It was this item that first introduced me to the idea that our family's linguistic heritage was something of an Americanized - maybe "Brooklynized" would be putting it better - non-standard Italian dialect. I was probably in middle school - young enough that I had to write an "About Me" assignment at the beginning of the year, but old enough to know that the word I was typing was decidedly not what I was trying to say.
My favorite food is my grandma'sfaggots
Well, that can't be right.
My favorite food is my grandma'sfagots
That looks way too close to the other one.
"Mom, how do you spell [fuhgotz]?
Her answer, in essence, was that "fuhgotz" was not a real word, that we were just saying "focaccia" wrong. She spelled "focaccia" for me, and I found myself writing in an essay that my favorite food was this thing I'd never heard of before. I wasn't sure how I felt about it.
My grandmother was an excellent cook, and the foods she made are part of her substantial legacy.
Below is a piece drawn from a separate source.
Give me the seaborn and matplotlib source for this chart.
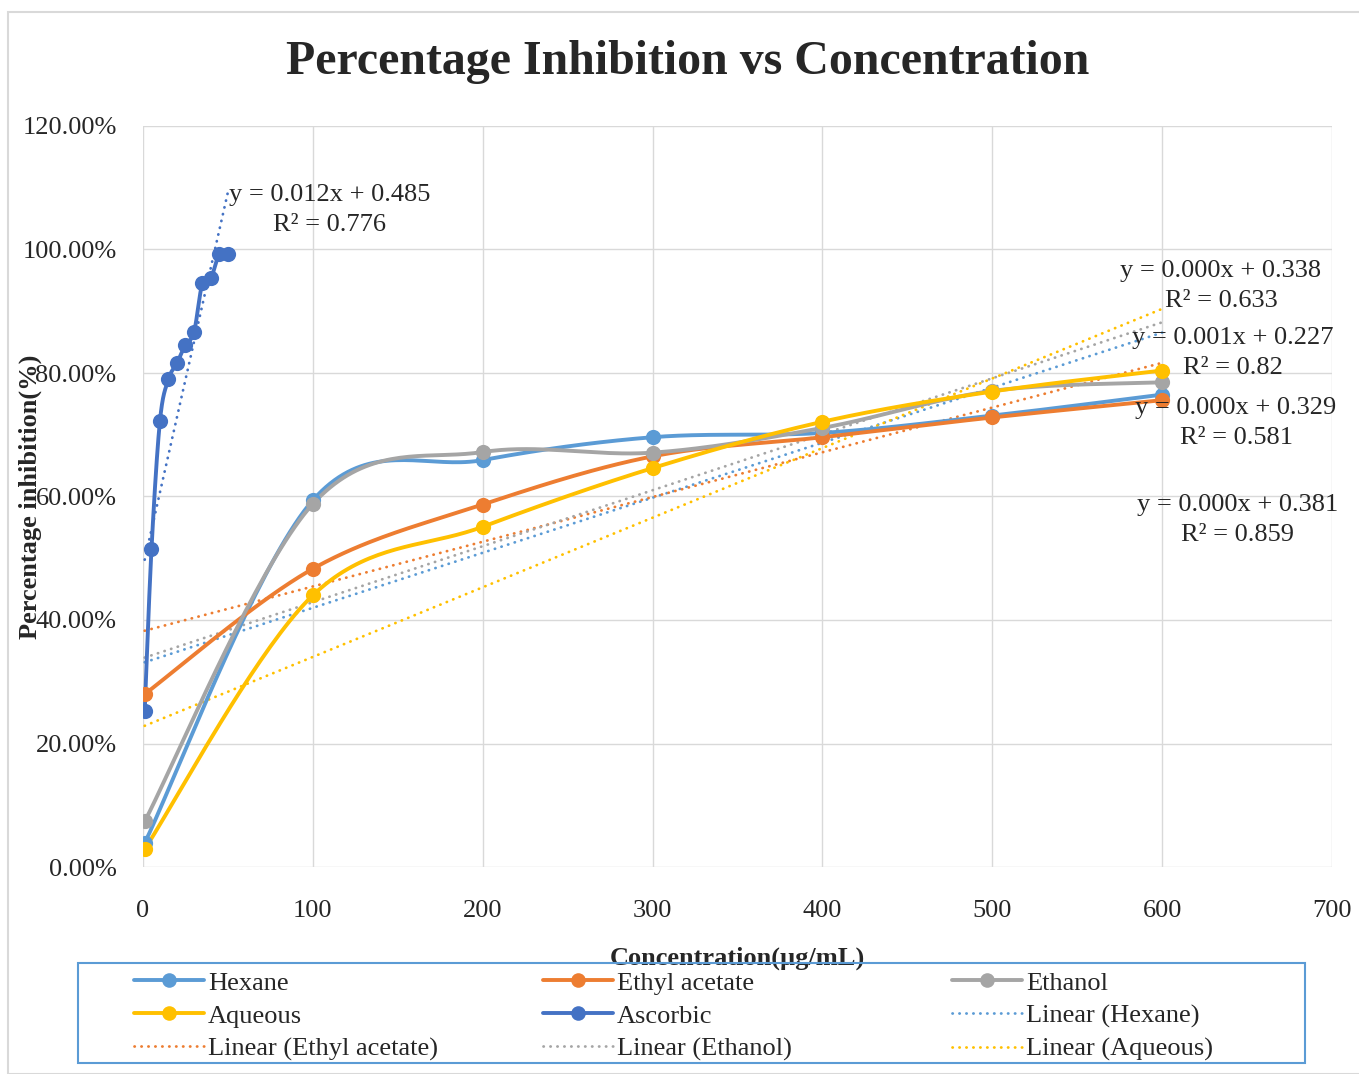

Fuhgotz were on the table just about every Sunday. (To me, focaccia will always be something you get at a fancy restaurant, not the food I grew up with). They have rarely made an appearance since she passed away, though. Though everyone has recipes for her biscuits, her pizza dolce, her sauce, fuhgotz seem not quite as prominent on our menus these days. Whenever they were forgotten in the oven in the rush of getting dinner for a huge family on the table, my grandfather would say, "You fuhgot the fuhgotz!" I hope we don't.
I asked my mom for the recipe, and she was able to give me a brief outline. It was similar to what I remembered from the time Grandma had shown me herself, years ago, though I hadn't written anything down and so would have forgotten the onions. Mom said she wasn't sure, though: "You'd have to ask Aunt Cathy. She's the only one who really knows the recipe. I just do the biscuits."
I have literally no clue how my first attempt at fuhgotz will turn out. (In retrospect, maybe the first attempt should have been one I tried out at home, not my contribution to Thanksgiving dinner. Oh well.) But this exercise has me thinking. About how fuhgotz is more of a real word to me than focaccia will ever be, even if it doesn't appear in any dictionary. And about the fractionating of legacies. How Grandma crocheted, made biscuits, made fuhgotz, belonged to the Rosary Society. How I crochet. Mom makes biscuits. Aunt Cathy makes fuhgotz. Aunt Sue belongs to the Rosary Society. Grandma could do all of those things, but while we all have treasured memories of these and many more facets of Grandma's life and personality, it seems like we are each the keepers of only some small fraction of her legacy.